Food,  Reviews

Restaurant review – The Whitney

During Detroit Restaurant Week I visited La Dolce Vita with my mom. I also ended up going out to the Whitney for a surprise fancy dinner with my husband. The Whitney has a long history starting as a private residence for a lumber baron in 1890. In 1986 after several ownership changes and different uses of the building over the years, it became a restaurant. In 2007 it received an extensive restoration to what it is today.

I’m not a fan of valet and the lot is fairly small so we chose to park in the large garage next door. I was a bit dismayed by the large banners hanging from the building. It really takes away from the entire draw of the place, which is the amazing stone work and design.

The interior is filled with wood details. Older lavish homes like this are a favorite of mine, so just walking in I was happy to look around. We were seated in the side room that was once David Whitney’s personal study, and normally serves the Chef’s Table menu. It overlooked the polo matches held by the Detroit Athletic Club next door. Evenings they have live musical accompaniment which tonight was a piano player, though it was not loud enough to enjoy from our location.

Your lovely blogger

I’m a sucker for things like detailed doorknobs.

We had what is called a prix fie menu – where you have a small selection of options for a three course meal. It’s an excellent time to try a place you might not otherwise, though the options are not always on their regular menu, it gives you a taste of the type of food offered. In our case, the Whitney is a high-end restaurant and we might not have splurged on a meal here without a sort of taste test first.

The chef sent us an amuse bouche. Salmon mousse in a phyllo cup with a blueberry on top. Blueberries are the fruit equivalent to peas for me (which is to say I avoid them like the plague and will eat around them at best – no, seriously, ask my husband how I eat chicken pot pie) but I trusted the chef and gave it a try. I was pleasantly surprised that the tastes balanced each other and it was quite good.

Cheesy bread


Confit of Duck Taco

Confit of Duck Taco
(Prepared with chimichurri sauce and kimchi garnish)

This was pronounced excellent by Chris. Though duck isn’t a terribly strong flavor from the times I’ve had it, this had just the right spices to bring it out.

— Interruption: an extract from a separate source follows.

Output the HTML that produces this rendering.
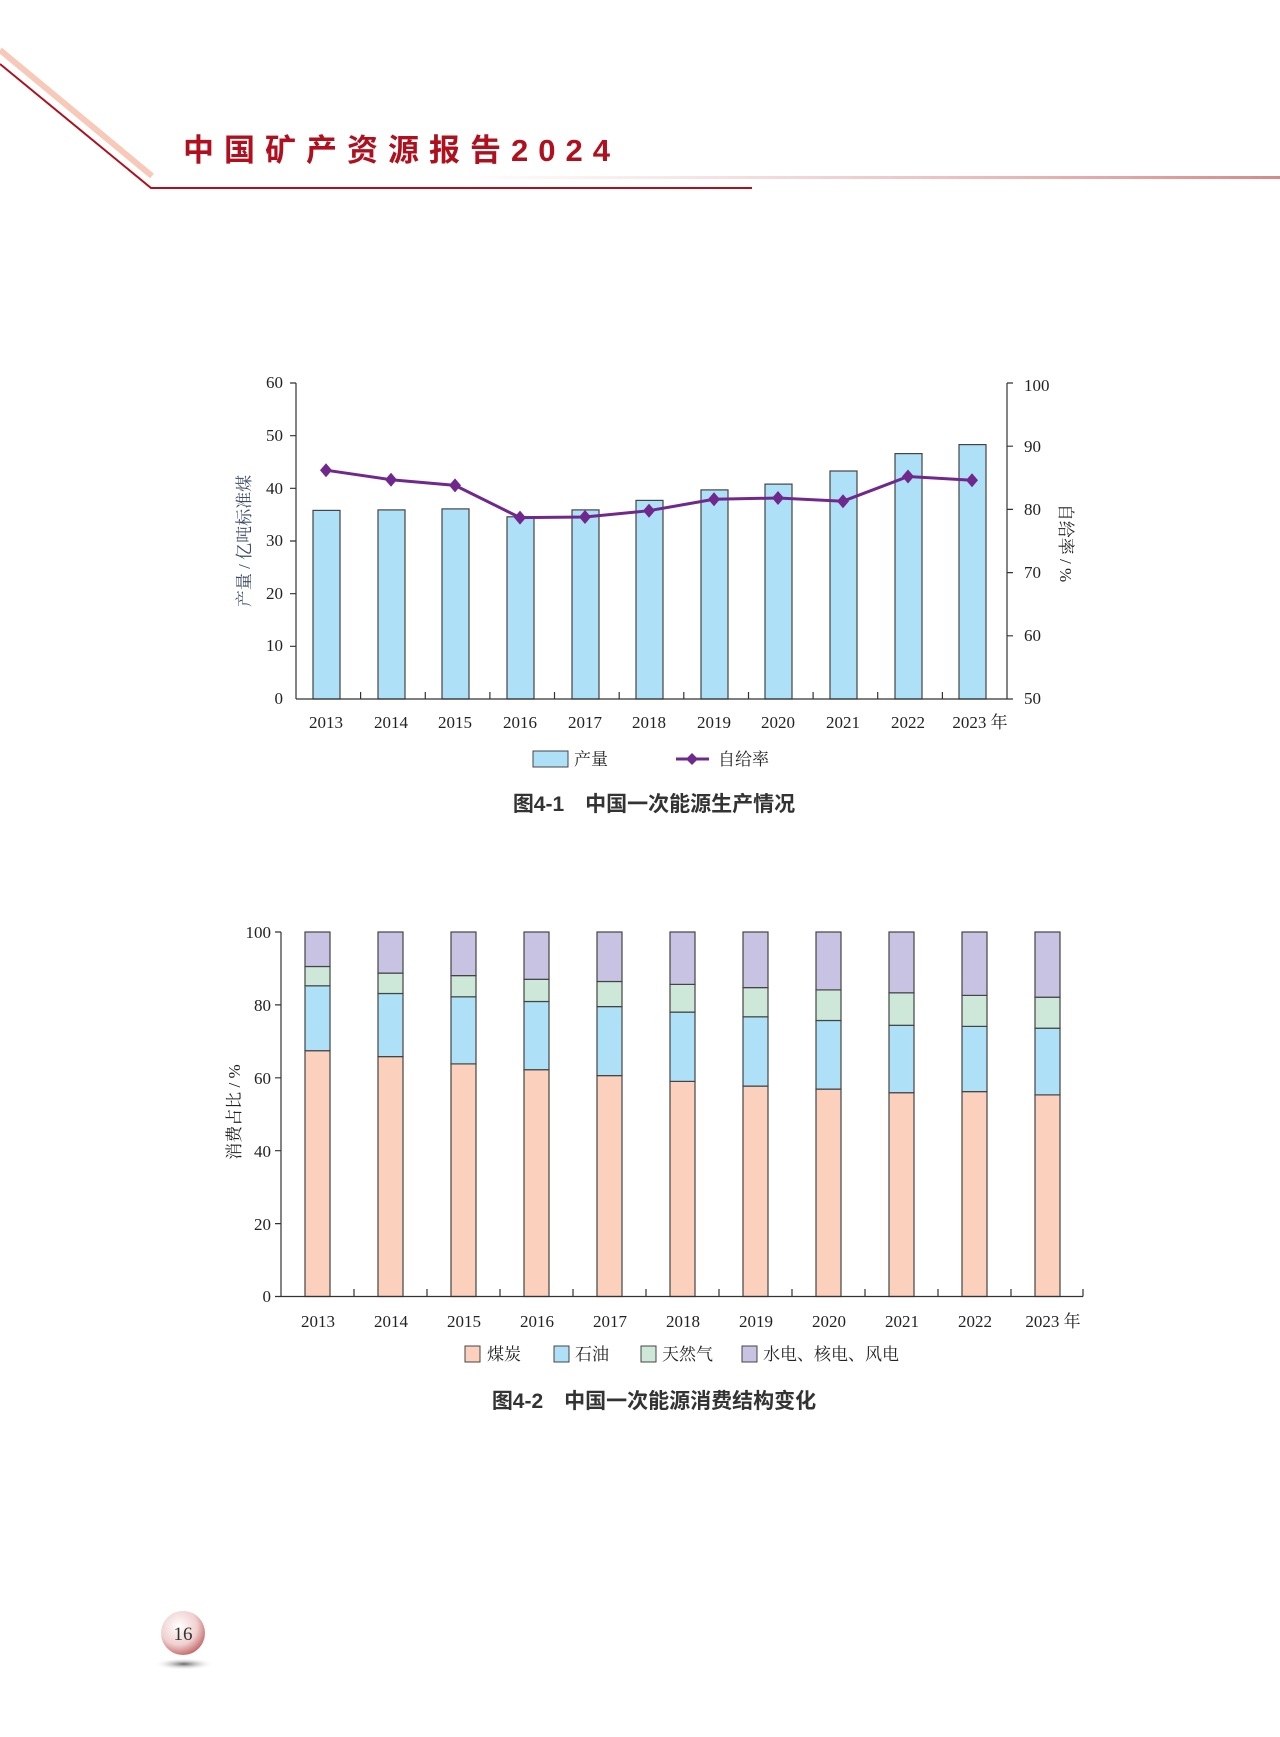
<!DOCTYPE html>
<html><head><meta charset="utf-8"><style>
html,body{margin:0;padding:0;background:#fff;}
svg{display:block;font-family:"Liberation Serif","Noto Serif CJK SC",serif;}
.s{font-family:"Liberation Sans","Noto Sans CJK SC",sans-serif;}
</style></head><body>
<svg width="1280" height="1737" viewBox="0 0 1280 1737" xmlns="http://www.w3.org/2000/svg">
<defs>
<linearGradient id="pg" x1="0" x2="1"><stop offset="0" stop-color="#e8b0b0" stop-opacity="0"/><stop offset="1" stop-color="#d88888"/></linearGradient>
<radialGradient id="pc" cx="0.4" cy="0.35" r="0.7"><stop offset="0" stop-color="#fff"/><stop offset="0.6" stop-color="#f0d0d0"/><stop offset="1" stop-color="#c06060"/></radialGradient>
<radialGradient id="sh" cx="0.5" cy="0.5" r="0.5"><stop offset="0" stop-color="#666"/><stop offset="1" stop-color="#fff" stop-opacity="0"/></radialGradient>
</defs>
<line x1="0" y1="50" x2="152" y2="176" stroke="#f8c8b8" stroke-width="6"/>
<polyline points="0,64 151,188 752,188" fill="none" stroke="#b0101e" stroke-width="2"/>
<rect x="443" y="176" width="837" height="3" fill="url(#pg)"/>
<text x="183" y="161" class="s" font-size="31" font-weight="bold" fill="#b0101e" letter-spacing="10">中国矿产资源报告2024</text>

<g font-size="17" fill="#222">
<g stroke="#444" stroke-width="1.2" fill="#aee0f8">
<rect x="313" y="510.4" width="27" height="188.6"/>
<rect x="378" y="509.9" width="27" height="189.1"/>
<rect x="442" y="508.9" width="27" height="190.1"/>
<rect x="507" y="516.8" width="27" height="182.2"/>
<rect x="572" y="509.9" width="27" height="189.1"/>
<rect x="636" y="500.4" width="27" height="198.6"/>
<rect x="701" y="489.9" width="27" height="209.1"/>
<rect x="765" y="484.1" width="27" height="214.9"/>
<rect x="830" y="471" width="27" height="228"/>
<rect x="895" y="453.6" width="27" height="245.4"/>
<rect x="959" y="444.6" width="27" height="254.4"/>
</g>
<g stroke="#333" stroke-width="1.2" fill="none">
<line x1="296" y1="383" x2="296" y2="699"/>
<line x1="296" y1="699" x2="1007" y2="699"/>
<line x1="1007" y1="383" x2="1007" y2="699"/>
<path d="M290 383H296M290 435.7H296M290 488.3H296M290 541H296M290 593.7H296M290 646.3H296M1007 383H1013M1007 446.2H1013M1007 509.4H1013M1007 572.6H1013M1007 635.8H1013M1007 699H1013"/>
<path d="M360.6 699V692M425.3 699V692M489.9 699V692M554.5 699V692M619.2 699V692M683.8 699V692M748.5 699V692M813.1 699V692M877.7 699V692M942.4 699V692"/>
</g>
<polyline fill="none" stroke="#70288c" stroke-width="3" points="326,470.2 391,479.7 455,485.4 520,517.6 585,517 649,510.7 714,499.3 778,498 843,501.2 908,476.5 972,480.3"/>
<g fill="#70288c">
<path d="M326 463.2l6 7-6 7-6-7z M391 472.7l6 7-6 7-6-7z M455 478.4l6 7-6 7-6-7z M520 510.6l6 7-6 7-6-7z M585 510l6 7-6 7-6-7z M649 503.7l6 7-6 7-6-7z M714 492.3l6 7-6 7-6-7z M778 491l6 7-6 7-6-7z M843 494.2l6 7-6 7-6-7z M908 469.5l6 7-6 7-6-7z M972 473.3l6 7-6 7-6-7z"/>
</g>
<g text-anchor="end">
<text x="283" y="388">60</text><text x="283" y="441">50</text><text x="283" y="494">40</text><text x="283" y="546">30</text><text x="283" y="599">20</text><text x="283" y="651">10</text><text x="283" y="704">0</text>
</g>
<g text-anchor="start">
<text x="1024" y="391">100</text><text x="1024" y="452">90</text><text x="1024" y="515">80</text><text x="1024" y="578">70</text><text x="1024" y="641">60</text><text x="1024" y="704">50</text>
</g>
<g text-anchor="middle">
<text x="326" y="728">2013</text><text x="391" y="728">2014</text><text x="455" y="728">2015</text><text x="520" y="728">2016</text><text x="585" y="728">2017</text><text x="649" y="728">2018</text><text x="714" y="728">2019</text><text x="778" y="728">2020</text><text x="843" y="728">2021</text><text x="908" y="728">2022</text><text x="980" y="728">2023 年</text>
</g>
<text transform="translate(250,541) rotate(-90)" text-anchor="middle" fill="#3a4a6a">产量 / 亿吨标准煤</text>
<text transform="translate(1060,543) rotate(90)" text-anchor="middle">自给率 / %</text>
<rect x="533" y="751" width="35" height="16" fill="#aee0f8" stroke="#444"/>
<text x="574" y="765">产量</text>
<line x1="676" y1="759" x2="709" y2="759" stroke="#70288c" stroke-width="3"/>
<path d="M692 753l6 6-6 6-6-6z" fill="#70288c"/>
<text x="718" y="765">自给率</text>
</g>
<text x="654" y="811" text-anchor="middle" class="s" font-size="21" font-weight="bold" fill="#333">图4-1　中国一次能源生产情况</text>

<g font-size="17" fill="#222">
<g stroke="#444" stroke-width="1.2">
<rect x="305" y="1050.7" width="25" height="245.8" fill="#fbd0bd"/><rect x="305" y="985.8" width="25" height="64.9" fill="#aee0f8"/><rect x="305" y="966.5" width="25" height="19.3" fill="#cde8d8"/><rect x="305" y="932" width="25" height="34.5" fill="#c8c3e3"/>
<rect x="378" y="1056.6" width="25" height="239.9" fill="#fbd0bd"/><rect x="378" y="993.5" width="25" height="63.1" fill="#aee0f8"/><rect x="378" y="973.1" width="25" height="20.4" fill="#cde8d8"/><rect x="378" y="932" width="25" height="41.1" fill="#c8c3e3"/>
<rect x="451" y="1063.9" width="25" height="232.6" fill="#fbd0bd"/><rect x="451" y="996.8" width="25" height="67.1" fill="#aee0f8"/><rect x="451" y="975.6" width="25" height="21.2" fill="#cde8d8"/><rect x="451" y="932" width="25" height="43.6" fill="#c8c3e3"/>
<rect x="524" y="1069.7" width="25" height="226.8" fill="#fbd0bd"/><rect x="524" y="1001.5" width="25" height="68.2" fill="#aee0f8"/><rect x="524" y="979.3" width="25" height="22.2" fill="#cde8d8"/><rect x="524" y="932" width="25" height="47.3" fill="#c8c3e3"/>
<rect x="597" y="1075.6" width="25" height="220.9" fill="#fbd0bd"/><rect x="597" y="1006.6" width="25" height="69" fill="#aee0f8"/><rect x="597" y="981.5" width="25" height="25.1" fill="#cde8d8"/><rect x="597" y="932" width="25" height="49.5" fill="#c8c3e3"/>
<rect x="670" y="1081.4" width="25" height="215.1" fill="#fbd0bd"/><rect x="670" y="1012.1" width="25" height="69.3" fill="#aee0f8"/><rect x="670" y="984.4" width="25" height="27.7" fill="#cde8d8"/><rect x="670" y="932" width="25" height="52.4" fill="#c8c3e3"/>
<rect x="743" y="1086.1" width="25" height="210.4" fill="#fbd0bd"/><rect x="743" y="1016.8" width="25" height="69.3" fill="#aee0f8"/><rect x="743" y="987.6" width="25" height="29.2" fill="#cde8d8"/><rect x="743" y="932" width="25" height="55.6" fill="#c8c3e3"/>
<rect x="816" y="1089.1" width="25" height="207.4" fill="#fbd0bd"/><rect x="816" y="1020.5" width="25" height="68.6" fill="#aee0f8"/><rect x="816" y="989.9" width="25" height="30.6" fill="#cde8d8"/><rect x="816" y="932" width="25" height="57.9" fill="#c8c3e3"/>
<rect x="889" y="1092.7" width="25" height="203.8" fill="#fbd0bd"/><rect x="889" y="1025.3" width="25" height="67.4" fill="#aee0f8"/><rect x="889" y="992.8" width="25" height="32.5" fill="#cde8d8"/><rect x="889" y="932" width="25" height="60.8" fill="#c8c3e3"/>
<rect x="962" y="1091.6" width="25" height="204.9" fill="#fbd0bd"/><rect x="962" y="1026.4" width="25" height="65.2" fill="#aee0f8"/><rect x="962" y="995.4" width="25" height="31" fill="#cde8d8"/><rect x="962" y="932" width="25" height="63.4" fill="#c8c3e3"/>
<rect x="1035" y="1094.9" width="25" height="201.6" fill="#fbd0bd"/><rect x="1035" y="1028.2" width="25" height="66.7" fill="#aee0f8"/><rect x="1035" y="997.2" width="25" height="31" fill="#cde8d8"/><rect x="1035" y="932" width="25" height="65.2" fill="#c8c3e3"/>
</g>
<g stroke="#333" stroke-width="1.2" fill="none">
<line x1="281" y1="932" x2="281" y2="1296.5"/>
<line x1="281" y1="1296.5" x2="1083" y2="1296.5"/>
<path d="M275 932H281M275 1004.9H281M275 1077.8H281M275 1150.7H281M275 1223.6H281M275 1296.5H281"/>
<path d="M354 1296.5V1289M427 1296.5V1289M500 1296.5V1289M573 1296.5V1289M646 1296.5V1289M719 1296.5V1289M792 1296.5V1289M865 1296.5V1289M938 1296.5V1289M1011 1296.5V1289M1083 1296.5V1289"/>
</g>
<g text-anchor="end">
<text x="271" y="938">100</text><text x="271" y="1011">80</text><text x="271" y="1084">60</text><text x="271" y="1157">40</text><text x="271" y="1230">20</text><text x="271" y="1302">0</text>
</g>
<g text-anchor="middle">
<text x="318" y="1327">2013</text><text x="391" y="1327">2014</text><text x="464" y="1327">2015</text><text x="537" y="1327">2016</text><text x="610" y="1327">2017</text><text x="683" y="1327">2018</text><text x="756" y="1327">2019</text><text x="829" y="1327">2020</text><text x="902" y="1327">2021</text><text x="975" y="1327">2022</text><text x="1053" y="1327">2023 年</text>
</g>
<text transform="translate(240,1112) rotate(-90)" text-anchor="middle">消费占比 / %</text>
<rect x="465" y="1346" width="15" height="16" fill="#fbd0bd" stroke="#444"/><text x="487" y="1360">煤炭</text>
<rect x="554" y="1346" width="15" height="16" fill="#aee0f8" stroke="#444"/><text x="575" y="1360">石油</text>
<rect x="641" y="1346" width="15" height="16" fill="#cde8d8" stroke="#444"/><text x="662" y="1360">天然气</text>
<rect x="742" y="1346" width="15" height="16" fill="#c8c3e3" stroke="#444"/><text x="763" y="1360">水电、核电、风电</text>
</g>
<text x="654" y="1408" text-anchor="middle" class="s" font-size="21" font-weight="bold" fill="#333">图4-2　中国一次能源消费结构变化</text>

<ellipse cx="184" cy="1664" rx="30" ry="6" fill="url(#sh)"/>
<circle cx="183" cy="1633" r="22" fill="url(#pc)"/>
<text x="183" y="1640" text-anchor="middle" font-size="19" fill="#333">16</text>
</svg>
</body></html>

Vanilla-scented Seared Diver Scallop

Served with citrus salad and yuzu coconut vinaigrette

Perfectly cooked and mildly seasoned the scallop really shined. The grapefruit was a bit sharp/tart I thought, but the microgreens salad was tasty.

Main Course

Chicken Wellington

Served with sweet corn stuffing, prosciutto, adzuki bean purée and herb salad

This was amazing. The stuffing was really really good. I don’t think this is on their standard menu as is, however they do have the traditional beef version and I’m really wanting to come back and try that.

Braised Veal Cheeks

Served with sautéed candy-striped beets, hedgehog mushrooms and 
goat cheese brick roll

Chris said this was a little too tender, it had almost no texture when he chewed, but the flavor was good and he’d likely try cheek again somewhere.


Pot de Crème

Served with chocolate spoon and salted caramel

The spoon was just dunked in chocolate and then put in the fridge to cool/harden, which made it awkward to eat the pot de creme, as the chocolate really didn’t come off as you ate. It also had a drizzle of white chocolate which I am not fond of. :/ The caramel was alright, but kind of uninspired in flavor.

Strawberry Rhubarb Tart

Served with basil-lime sorbet

This was VERY tart! It was an interesting dish, my first time I think having rhubarb. We ended up mostly trading desserts as I liked this better.

So I can say without a doubt we will be back. For those looking to ease the burden on your pocketbook they do serve brunch and lunch menus now. It will still be a special occasion outing reserved for anniversaries and the like, but both of us were endeared to the atmosphere as well as the food.